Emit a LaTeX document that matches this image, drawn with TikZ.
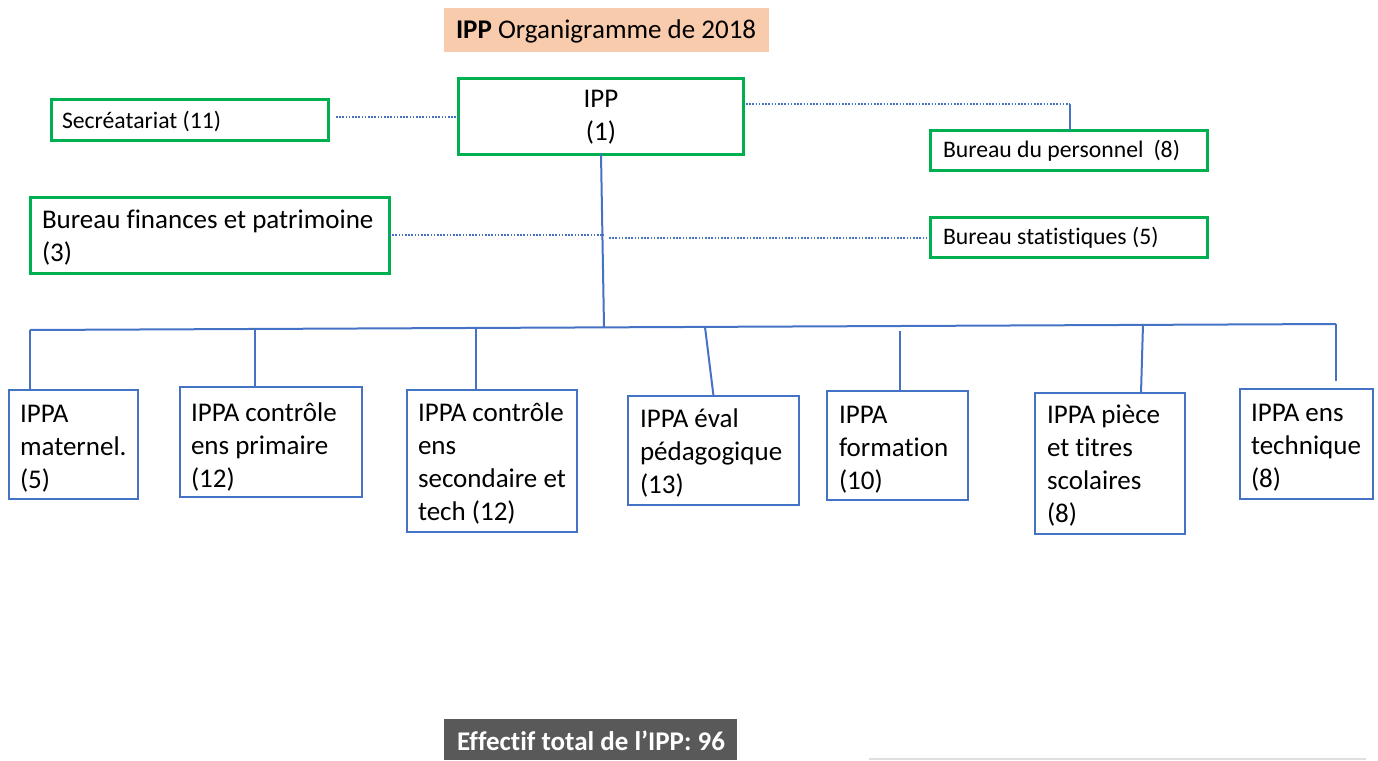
\documentclass[tikz,border=0pt]{standalone}
\usepackage{fontspec}
\setmainfont{Carlito}[Ligatures={NoCommon,NoContextual}]
\usetikzlibrary{calc}
\definecolor{orgblue}{HTML}{4472C4}
\definecolor{orggreen}{HTML}{00B050}
\definecolor{peach}{HTML}{F8CBAD}
\definecolor{darkgrey}{HTML}{595959}
\newcommand{\fl}{\rule{0pt}{24pt}}
\tikzset{
  gbox/.style={draw=orggreen, line width=3pt, inner sep=0pt, outer sep=0pt},
  bbox/.style={draw=orgblue, line width=2.5pt, inner sep=0pt, outer sep=0pt},
  txt/.style={inner sep=0pt, outer sep=0pt, anchor=north west, align=left,
              font=\fontsize{27}{33}\selectfont},
  smalltxt/.style={txt, font=\fontsize{23.7}{29}\selectfont},
  conn/.style={draw=orgblue, line width=2pt},
  dotline/.style={draw=orgblue, line width=2pt, dash pattern=on 1.6pt off 1.6pt},
}
\begin{document}
\begin{tikzpicture}[x=1pt, y=-1pt]
\useasboundingbox (0,0) rectangle (1378,760);

% title banner
\node[fill=peach, minimum width=325pt, minimum height=44pt, inner sep=0pt] (title) at (606.5,30) {};
\node[txt] (titletxt) at (456,15) {\fl\textbf{IPP} Organigramme de 2018};

% top level and staff offices
\node[gbox, minimum width=285pt, minimum height=76pt] (ipp) at (600.5,116) {};
\node[txt, anchor=north, align=center] (ipptxt) at (601,83) {\fl IPP\\(1)};

\node[gbox, minimum width=277pt, minimum height=41pt] (sec) at (189.5,119.5) {};
\node[smalltxt] (sectxt) at (62,104) {\fl Secréatariat (11)};

\node[gbox, minimum width=359pt, minimum height=76pt] (fin) at (209.5,235) {};
\node[txt] (fintxt) at (42,204) {\fl Bureau finances et patrimoine\\(3)};

\node[gbox, minimum width=277pt, minimum height=40pt] (pers) at (1068.5,150) {};
\node[smalltxt] (perstxt) at (943,133) {\fl Bureau du personnel\hspace{0.2em} (8)};

\node[gbox, minimum width=277pt, minimum height=40pt] (stat) at (1068.5,237) {};
\node[smalltxt] (stattxt) at (943,220) {\fl Bureau statistiques (5)};

% departments
\node[bbox, minimum width=129pt, minimum height=109pt] (b1) at (73.5,444.5) {};
\node[txt] (t1) at (20,398) {\fl IPPA\\maternel.\\(5)};

\node[bbox, minimum width=182pt, minimum height=110pt] (b2) at (271,442) {};
\node[txt] (t2) at (191,397) {\fl IPPA contrôle\\ens primaire\\(12)};

\node[bbox, minimum width=170pt, minimum height=142pt] (b3) at (492,461) {};
\node[txt] (t3) at (418,397) {\fl IPPA contrôle\\ens\\secondaire et\\tech (12)};

\node[bbox, minimum width=171pt, minimum height=109pt] (b4) at (713.5,450.5) {};
\node[txt] (t4) at (640,403) {\fl IPPA éval\\pédagogique\\(13)};

\node[bbox, minimum width=141pt, minimum height=109pt] (b5) at (897.5,445.5) {};
\node[txt] (t5) at (839,399) {\fl IPPA\\formation\\(10)};

\node[bbox, minimum width=150pt, minimum height=141pt] (b6) at (1110,463.5) {};
\node[txt] (t6) at (1047,399) {\fl IPPA pièce\\et titres\\scolaires\\(8)};

\node[bbox, minimum width=133pt, minimum height=110pt] (b7) at (1306.5,444) {};
\node[txt] (t7) at (1251,397) {\fl IPPA ens\\technique\\(8)};

% total staff
\node[fill=darkgrey, minimum width=293pt, minimum height=41pt, inner sep=0pt] (total) at (590.5,739.5) {};
\node[txt, text=white] (totaltxt) at (457,726) {\fl\textbf{Effectif total de l’IPP: 96}};

% bus and branch points
\coordinate (busL) at (30,330);
\coordinate (busR) at (1336,324);
\coordinate (trunk) at (604,327);
\coordinate (d2) at (255,329);
\coordinate (d3) at (476,328);
\coordinate (d4) at (705,327);
\coordinate (d5) at (900,331);
\coordinate (d6) at (1143,324);
\coordinate (e7) at (1336,381);
\coordinate (k) at (1070,104);

% hierarchy lines
\draw[conn] ([xshift=0.5pt]ipp.south) -- (trunk);
\draw[conn] (busL) -- (busR);
\draw[conn] (busL) -- (busL |- b1.north);
\draw[conn] (d2) -- (d2 |- b2.north);
\draw[conn] (d3) -- (d3 |- b3.north);
\draw[conn] (d4) -- (b4.north);
\draw[conn] (d5) -- (d5 |- b5.north);
\draw[conn] (d6) -- ([xshift=31pt]b6.north);
\draw[conn] (busR) -- (e7);

% staff links
\draw[dotline] ($(sec.east)+(8,-2.5)$) -- ($(ipp.west)+(0,1)$);
\draw[dotline] ($(ipp.east)+(3,-12)$) -- (k);
\draw[conn] (k) -- (k |- pers.north);
\draw[dotline] (fin.east) -- (fin.east -| trunk);
\draw[dotline] ($(fin.east -| trunk)+(5,3)$) -- ($(stat.west)+(0,1)$);

% faint rule along the lower edge
\draw[gray!25, line width=1.5pt] (869,759) -- (1366,759);
\end{tikzpicture}
\end{document}
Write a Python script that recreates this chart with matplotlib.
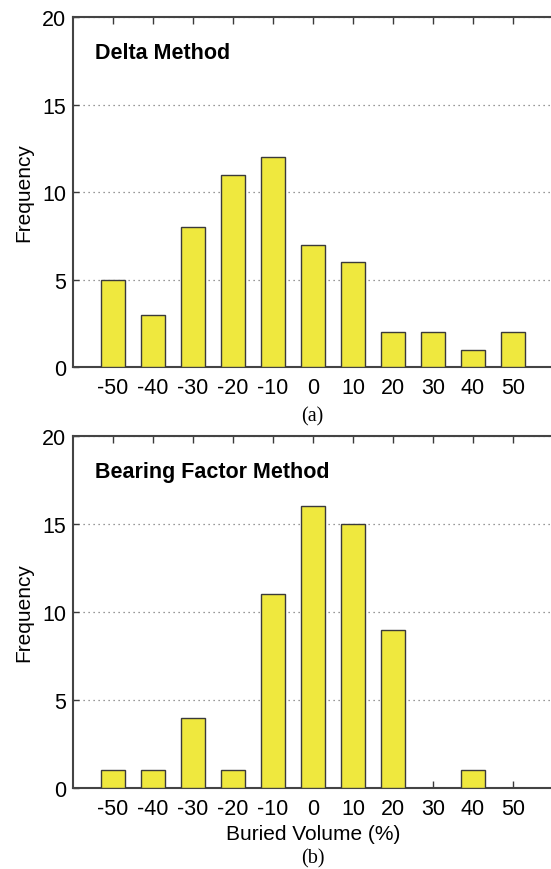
import numpy as np
import matplotlib
matplotlib.use("Agg")
import matplotlib.pyplot as plt

# Frequency of buried-volume error, binned in 10 % steps
bins = [-50, -40, -30, -20, -10, 0, 10, 20, 30, 40, 50]
delta_counts = [5, 3, 8, 11, 12, 7, 6, 2, 2, 1, 2]
bearing_counts = [1, 1, 4, 1, 11, 16, 15, 9, 0, 1, 0]
yticks = [0, 5, 10, 15, 20]

bar_color = "#efe83e"
edge_color = "#3a3a3a"
sans = "Liberation Sans"
serif = "Liberation Serif"

fig = plt.figure(figsize=(5.51, 8.70), dpi=100)

panels = [
    ([0.1325, 0.577, 0.871, 0.4023], delta_counts, "Delta Method", "(a)", 0.5207, False),
    ([0.1325, 0.0931, 0.871, 0.4046], bearing_counts, "Bearing Factor Method", "(b)", 0.0125, True),
]

for rect, counts, title, tag, tag_y, show_xlabel in panels:
    ax = fig.add_axes(rect)
    ax.bar(bins, counts, width=6.1, color=bar_color, edgecolor=edge_color,
           linewidth=1.0, zorder=3)
    ax.set_xlim(-60, 60)
    ax.set_ylim(0, 20)
    ax.set_xticks(bins)
    ax.set_xticklabels([str(b) for b in bins], fontfamily=sans, fontsize=15.5)
    ax.set_yticks(yticks)
    ax.set_yticklabels([str(t) for t in yticks], fontfamily=sans, fontsize=15.5)
    ax.tick_params(axis="x", direction="in", top=True, bottom=True, length=5,
                   width=1.0, color=edge_color, pad=7)
    ax.tick_params(axis="y", direction="in", length=4, width=1.0,
                   color=edge_color, pad=5)
    ax.yaxis.grid(True, linestyle=(0, (1, 3)), color="#777777", linewidth=0.9,
                  zorder=1)
    for side in ax.spines.values():
        side.set_color("#444444")
        side.set_linewidth(1.5)
    ax.set_ylabel("Frequency", fontfamily=sans, fontsize=15, labelpad=6)
    ax.text(0.045, 0.90, title, transform=ax.transAxes, fontfamily=sans,
            fontsize=15.5, fontweight="bold", va="center", ha="left")
    if show_xlabel:
        ax.set_xlabel("Buried Volume (%)", fontfamily=sans, fontsize=15,
                      labelpad=4)
    fig.text(0.567, tag_y, tag, fontfamily=serif, fontsize=14.5,
             ha="center", va="center")

fig.savefig("out.png", dpi=100)
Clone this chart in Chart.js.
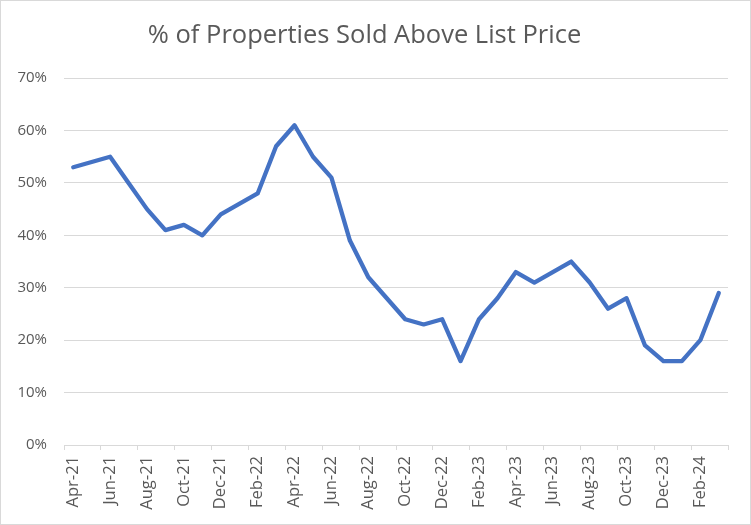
<!DOCTYPE html>
<html>
<head>
<meta charset="utf-8">
<script src="https://cdn.jsdelivr.net/npm/chart.js@4/dist/chart.umd.min.js"></script>
<style>
  html, body { margin: 0; padding: 0; background: #fff; }
  #wrap { width: 751px; height: 525px; box-sizing: border-box; border: 1px solid #d9d9d9; }
</style>
</head>
<body>
<div id="wrap"><canvas id="myChart" width="749" height="523"></canvas></div>
<script>
// monthly labels, Apr-21 .. Mar-24
const months = [
  "Apr-21", "May-21", "Jun-21", "Jul-21", "Aug-21", "Sep-21", "Oct-21", "Nov-21", "Dec-21",
  "Jan-22", "Feb-22", "Mar-22", "Apr-22", "May-22", "Jun-22", "Jul-22", "Aug-22", "Sep-22",
  "Oct-22", "Nov-22", "Dec-22", "Jan-23", "Feb-23", "Mar-23", "Apr-23", "May-23", "Jun-23",
  "Jul-23", "Aug-23", "Sep-23", "Oct-23", "Nov-23", "Dec-23", "Jan-24", "Feb-24", "Mar-24"
];

// % sold above list price
const soldAbove = [
  53, 54, 55, 50, 45, 41, 42, 40, 44,
  46, 48, 57, 61, 55, 51, 39, 32, 28,
  24, 23, 24, 16, 24, 28, 33, 31, 33,
  35, 31, 26, 28, 19, 16, 16, 20, 29
];

const yTicks = [0, 10, 20, 30, 40, 50, 60, 70];

const gridCol = "#d9d9d9";
const textCol = "#595959";
const fontFam = "'Open Sans', sans-serif";

const ctx = document.getElementById("myChart").getContext("2d");
const myChart = new Chart(ctx, {
  type: "line",
  data: {
    labels: months,
    datasets: [{
      data: soldAbove,
      borderColor: "#4472C4",
      borderWidth: 4.3,
      pointRadius: 0,
      tension: 0,
      borderJoinStyle: "round",
      borderCapStyle: "round"
    }]
  },
  options: {
    responsive: false,
    animation: false,
    layout: { padding: { left: 0, right: 22, top: 0, bottom: 0 } },
    plugins: {
      legend: { display: false },
      tooltip: { enabled: false },
      title: {
        display: true,
        text: "% of Properties Sold Above List Price",
        color: textCol,
        font: { family: fontFam, size: 25.5, weight: "normal" },
        padding: { top: 19.5, bottom: 27 }
      }
    },
    scales: {
      x: {
        offset: true,
        grid: {
          offset: true,
          drawOnChartArea: false,
          drawTicks: true,
          tickLength: 5,
          color: c => (c.index === undefined || c.index % 2 === 0) ? gridCol : "transparent"
        },
        border: { display: true, color: gridCol, width: 1 },
        ticks: {
          autoSkip: false,
          maxRotation: 90,
          minRotation: 90,
          padding: 6,
          color: textCol,
          font: { family: fontFam, size: 16.5 },
          callback: function(v, i) { return i % 2 === 0 ? months[i] : ""; }
        },
        afterFit: s => { s.height = 79; }
      },
      y: {
        min: 0,
        max: 70,
        afterBuildTicks: s => { s.ticks = yTicks.map(v => ({ value: v })); },
        grid: { color: gridCol, drawTicks: false, lineWidth: 1 },
        border: { display: false },
        ticks: {
          padding: 17,
          color: textCol,
          font: { family: fontFam, size: 15 },
          callback: v => v + "%"
        },
        afterFit: s => { s.width = 63; }
      }
    }
  }
});
</script>
</body>
</html>
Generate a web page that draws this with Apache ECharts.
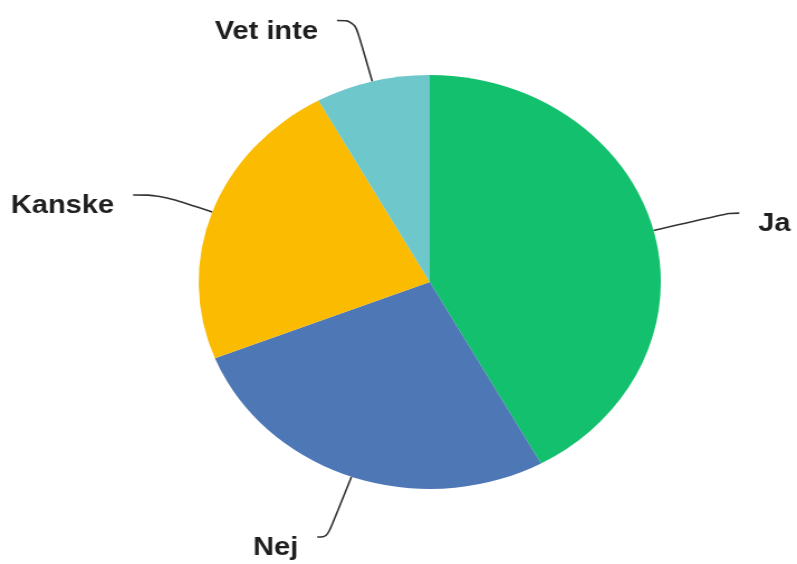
<!DOCTYPE html>
<html>
<head>
<meta charset="utf-8">
<script src="https://cdn.jsdelivr.net/npm/echarts@6/dist/echarts.min.js"></script>
<style>
  html, body { margin: 0; padding: 0; background: #ffffff; overflow: hidden; }
  #wrap { width: 797px; height: 564px; overflow: hidden; }
  #chart { width: 714px; height: 564px; transform: scaleX(1.1162); transform-origin: 0 0; }
</style>
</head>
<body>
<div id="wrap"><div id="chart"></div></div>
<script>
// Data
const categories = ['Ja', 'Nej', 'Kanske', 'Vet inte'];
const values = [42, 27, 23, 8];

// Styling (kept separate from data)
const colors = ['#13C06D', '#4E77B6', '#FABB00', '#6DC7CB'];
const lineLengths = [[70, 9], [64, 9], [50, 24], [63, 16]];

const chart = echarts.init(document.getElementById('chart'), null, { renderer: 'canvas' });

const seriesData = categories.map((name, i) => ({
  name: name,
  value: values[i],
  itemStyle: { color: colors[i] },
  labelLine: { length: lineLengths[i][0], length2: lineLengths[i][1] }
}));

chart.setOption({
  animation: false,
  backgroundColor: '#ffffff',
  series: [{
    type: 'pie',
    center: [385, 282],
    radius: 207,
    startAngle: 90,
    clockwise: true,
    avoidLabelOverlap: false,
    data: seriesData,
    label: {
      show: true,
      position: 'outside',
      formatter: '{b}',
      color: '#1f1f1f',
      fontFamily: 'Liberation Sans, Arial, sans-serif',
      fontWeight: 'bold',
      fontSize: 26,
      distanceToLabelLine: 17
    },
    labelLayout: function (params) {
      return { dy: 11, labelLinePoints: params.labelLinePoints };
    },
    labelLine: {
      show: true,
      smooth: 0.4,
      lineStyle: { color: '#333333', width: 1.6 }
    },
    emphasis: { disabled: true }
  }]
});
</script>
</body>
</html>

........

== Direction ==
Count how many lines above carry the word "script". Only the number is required.

== Exercise output ==
7